╭──
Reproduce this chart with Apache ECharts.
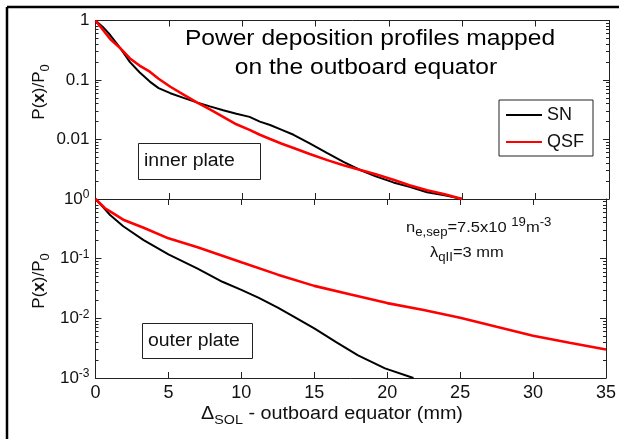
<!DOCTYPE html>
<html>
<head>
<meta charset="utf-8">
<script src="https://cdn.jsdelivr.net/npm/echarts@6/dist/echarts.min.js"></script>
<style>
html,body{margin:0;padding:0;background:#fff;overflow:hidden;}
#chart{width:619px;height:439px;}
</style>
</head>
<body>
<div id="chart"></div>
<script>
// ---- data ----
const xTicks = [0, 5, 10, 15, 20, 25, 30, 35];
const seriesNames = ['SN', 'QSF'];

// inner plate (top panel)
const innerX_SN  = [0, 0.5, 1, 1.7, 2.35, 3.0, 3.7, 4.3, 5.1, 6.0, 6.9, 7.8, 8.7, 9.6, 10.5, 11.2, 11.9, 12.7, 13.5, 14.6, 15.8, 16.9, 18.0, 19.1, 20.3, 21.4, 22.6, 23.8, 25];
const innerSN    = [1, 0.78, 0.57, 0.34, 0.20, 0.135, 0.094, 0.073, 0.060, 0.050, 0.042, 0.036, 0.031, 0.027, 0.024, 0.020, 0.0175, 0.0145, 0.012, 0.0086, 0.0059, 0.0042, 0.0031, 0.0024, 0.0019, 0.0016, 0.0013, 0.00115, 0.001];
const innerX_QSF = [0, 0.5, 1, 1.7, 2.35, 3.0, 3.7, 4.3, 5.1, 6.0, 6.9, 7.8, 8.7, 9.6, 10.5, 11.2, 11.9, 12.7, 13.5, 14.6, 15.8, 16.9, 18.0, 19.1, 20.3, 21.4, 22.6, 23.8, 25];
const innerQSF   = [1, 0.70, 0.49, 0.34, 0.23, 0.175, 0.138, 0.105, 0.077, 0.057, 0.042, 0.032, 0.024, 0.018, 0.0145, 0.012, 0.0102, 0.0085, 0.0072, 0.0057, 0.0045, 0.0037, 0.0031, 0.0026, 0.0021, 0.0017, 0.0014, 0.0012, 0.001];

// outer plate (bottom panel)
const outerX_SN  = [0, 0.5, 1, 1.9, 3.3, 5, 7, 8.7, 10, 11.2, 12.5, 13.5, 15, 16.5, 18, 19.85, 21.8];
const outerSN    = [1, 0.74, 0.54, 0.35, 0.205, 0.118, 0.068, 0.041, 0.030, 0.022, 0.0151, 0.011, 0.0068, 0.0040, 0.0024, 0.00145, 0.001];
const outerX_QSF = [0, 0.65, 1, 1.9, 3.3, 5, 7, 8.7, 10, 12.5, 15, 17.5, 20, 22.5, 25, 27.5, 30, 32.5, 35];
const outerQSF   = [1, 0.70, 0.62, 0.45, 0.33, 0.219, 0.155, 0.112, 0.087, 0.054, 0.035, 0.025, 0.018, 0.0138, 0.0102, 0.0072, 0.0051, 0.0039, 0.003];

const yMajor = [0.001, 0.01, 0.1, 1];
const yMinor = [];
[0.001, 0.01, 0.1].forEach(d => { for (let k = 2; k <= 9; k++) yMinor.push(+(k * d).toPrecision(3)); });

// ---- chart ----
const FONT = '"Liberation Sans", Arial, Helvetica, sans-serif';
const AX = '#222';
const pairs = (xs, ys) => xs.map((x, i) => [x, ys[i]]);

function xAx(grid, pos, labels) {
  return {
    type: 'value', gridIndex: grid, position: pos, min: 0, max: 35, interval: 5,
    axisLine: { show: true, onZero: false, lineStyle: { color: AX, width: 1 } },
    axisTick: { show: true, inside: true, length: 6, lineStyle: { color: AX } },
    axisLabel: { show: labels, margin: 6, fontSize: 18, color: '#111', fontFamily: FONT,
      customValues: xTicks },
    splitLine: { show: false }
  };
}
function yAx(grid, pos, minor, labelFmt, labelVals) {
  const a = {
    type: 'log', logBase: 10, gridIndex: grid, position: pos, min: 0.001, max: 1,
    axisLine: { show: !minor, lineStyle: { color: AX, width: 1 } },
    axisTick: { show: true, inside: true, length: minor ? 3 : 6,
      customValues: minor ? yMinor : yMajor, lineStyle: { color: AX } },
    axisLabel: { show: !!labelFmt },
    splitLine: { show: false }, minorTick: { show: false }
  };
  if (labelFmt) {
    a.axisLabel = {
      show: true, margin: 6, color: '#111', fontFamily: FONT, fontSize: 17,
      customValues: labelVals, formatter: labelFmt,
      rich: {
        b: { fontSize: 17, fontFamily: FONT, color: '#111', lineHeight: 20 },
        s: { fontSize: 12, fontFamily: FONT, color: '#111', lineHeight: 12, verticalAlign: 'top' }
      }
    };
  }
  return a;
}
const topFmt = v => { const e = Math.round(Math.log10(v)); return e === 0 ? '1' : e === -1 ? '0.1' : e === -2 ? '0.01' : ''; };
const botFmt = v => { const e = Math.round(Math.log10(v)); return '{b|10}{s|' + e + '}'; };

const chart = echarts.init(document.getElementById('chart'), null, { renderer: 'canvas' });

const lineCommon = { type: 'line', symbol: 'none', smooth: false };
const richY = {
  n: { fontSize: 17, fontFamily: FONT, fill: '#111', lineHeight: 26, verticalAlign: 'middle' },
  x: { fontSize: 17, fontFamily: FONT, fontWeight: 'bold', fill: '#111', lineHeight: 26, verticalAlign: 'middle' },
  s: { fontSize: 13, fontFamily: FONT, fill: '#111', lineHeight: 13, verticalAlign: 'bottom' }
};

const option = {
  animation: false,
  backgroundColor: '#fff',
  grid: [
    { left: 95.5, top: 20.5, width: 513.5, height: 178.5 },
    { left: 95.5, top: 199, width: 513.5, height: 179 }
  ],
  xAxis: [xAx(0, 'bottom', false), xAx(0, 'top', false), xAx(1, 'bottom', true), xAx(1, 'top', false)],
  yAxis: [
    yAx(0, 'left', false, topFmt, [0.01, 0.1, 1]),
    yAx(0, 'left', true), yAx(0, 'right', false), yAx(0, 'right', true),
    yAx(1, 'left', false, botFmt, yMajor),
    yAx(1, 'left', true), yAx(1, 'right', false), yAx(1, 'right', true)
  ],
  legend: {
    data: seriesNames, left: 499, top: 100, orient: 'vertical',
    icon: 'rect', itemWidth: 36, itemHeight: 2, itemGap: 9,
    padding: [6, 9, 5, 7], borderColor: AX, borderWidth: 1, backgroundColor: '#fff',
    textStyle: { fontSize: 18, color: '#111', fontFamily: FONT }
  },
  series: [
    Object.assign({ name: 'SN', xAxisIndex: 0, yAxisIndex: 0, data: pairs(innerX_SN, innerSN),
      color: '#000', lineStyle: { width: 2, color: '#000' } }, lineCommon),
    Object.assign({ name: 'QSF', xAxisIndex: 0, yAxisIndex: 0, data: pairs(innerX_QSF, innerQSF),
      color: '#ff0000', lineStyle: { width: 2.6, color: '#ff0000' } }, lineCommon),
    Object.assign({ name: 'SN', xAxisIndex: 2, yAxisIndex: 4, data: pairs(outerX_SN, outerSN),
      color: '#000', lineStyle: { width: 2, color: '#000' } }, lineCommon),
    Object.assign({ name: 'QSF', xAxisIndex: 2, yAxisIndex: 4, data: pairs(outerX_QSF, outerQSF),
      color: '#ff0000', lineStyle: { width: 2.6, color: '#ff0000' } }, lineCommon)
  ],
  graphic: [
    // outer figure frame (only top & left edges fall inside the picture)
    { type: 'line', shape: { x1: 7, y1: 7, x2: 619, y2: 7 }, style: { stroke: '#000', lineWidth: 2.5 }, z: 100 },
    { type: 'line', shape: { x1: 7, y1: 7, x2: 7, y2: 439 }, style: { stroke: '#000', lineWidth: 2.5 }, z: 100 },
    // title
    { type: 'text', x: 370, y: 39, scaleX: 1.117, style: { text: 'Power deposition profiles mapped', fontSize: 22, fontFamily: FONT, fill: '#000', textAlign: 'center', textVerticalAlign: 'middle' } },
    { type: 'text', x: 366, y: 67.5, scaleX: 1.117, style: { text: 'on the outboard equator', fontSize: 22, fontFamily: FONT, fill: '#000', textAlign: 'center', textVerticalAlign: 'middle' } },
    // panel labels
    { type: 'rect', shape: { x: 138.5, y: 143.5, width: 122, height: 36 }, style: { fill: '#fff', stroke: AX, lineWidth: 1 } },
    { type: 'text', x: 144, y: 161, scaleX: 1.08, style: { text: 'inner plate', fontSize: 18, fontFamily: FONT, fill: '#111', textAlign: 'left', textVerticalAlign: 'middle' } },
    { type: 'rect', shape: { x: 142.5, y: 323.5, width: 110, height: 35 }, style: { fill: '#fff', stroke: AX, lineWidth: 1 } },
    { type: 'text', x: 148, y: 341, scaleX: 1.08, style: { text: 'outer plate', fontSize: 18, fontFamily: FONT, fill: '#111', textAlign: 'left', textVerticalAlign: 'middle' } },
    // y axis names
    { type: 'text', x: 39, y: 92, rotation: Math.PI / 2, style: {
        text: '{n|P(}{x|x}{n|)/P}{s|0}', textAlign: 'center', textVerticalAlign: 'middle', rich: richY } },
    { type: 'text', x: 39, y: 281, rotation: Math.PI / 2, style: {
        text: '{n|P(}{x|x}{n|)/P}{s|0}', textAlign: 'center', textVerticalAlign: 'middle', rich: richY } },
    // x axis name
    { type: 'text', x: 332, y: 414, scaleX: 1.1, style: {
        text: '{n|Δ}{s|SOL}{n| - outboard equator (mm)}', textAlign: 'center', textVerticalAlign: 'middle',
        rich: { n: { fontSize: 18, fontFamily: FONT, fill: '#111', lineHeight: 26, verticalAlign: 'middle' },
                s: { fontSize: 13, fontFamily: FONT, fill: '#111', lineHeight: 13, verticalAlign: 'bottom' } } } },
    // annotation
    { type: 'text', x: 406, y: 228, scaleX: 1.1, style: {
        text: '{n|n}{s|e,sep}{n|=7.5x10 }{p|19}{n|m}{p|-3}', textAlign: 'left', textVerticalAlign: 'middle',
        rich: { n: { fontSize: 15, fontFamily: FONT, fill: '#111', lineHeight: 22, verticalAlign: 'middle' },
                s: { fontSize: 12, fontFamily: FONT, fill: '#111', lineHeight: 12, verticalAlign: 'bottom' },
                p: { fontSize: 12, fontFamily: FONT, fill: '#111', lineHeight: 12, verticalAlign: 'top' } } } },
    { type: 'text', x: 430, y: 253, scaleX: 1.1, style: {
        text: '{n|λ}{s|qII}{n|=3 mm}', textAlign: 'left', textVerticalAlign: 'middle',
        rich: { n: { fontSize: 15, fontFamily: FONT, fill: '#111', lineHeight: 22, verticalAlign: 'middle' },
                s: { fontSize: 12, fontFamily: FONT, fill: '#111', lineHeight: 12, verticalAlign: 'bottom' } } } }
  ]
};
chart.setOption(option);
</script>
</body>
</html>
╰──
Requirement -
Write out exactly the lines between the start of the data and the line with "const seriesNames = ['SN', 'QSF'];", including both, but none of the pictures.

Exercise result -
Reproduce this chart with Apache ECharts.
<!DOCTYPE html>
<html>
<head>
<meta charset="utf-8">
<script src="https://cdn.jsdelivr.net/npm/echarts@6/dist/echarts.min.js"></script>
<style>
html,body{margin:0;padding:0;background:#fff;overflow:hidden;}
#chart{width:619px;height:439px;}
</style>
</head>
<body>
<div id="chart"></div>
<script>
// ---- data ----
const xTicks = [0, 5, 10, 15, 20, 25, 30, 35];
const seriesNames = ['SN', 'QSF'];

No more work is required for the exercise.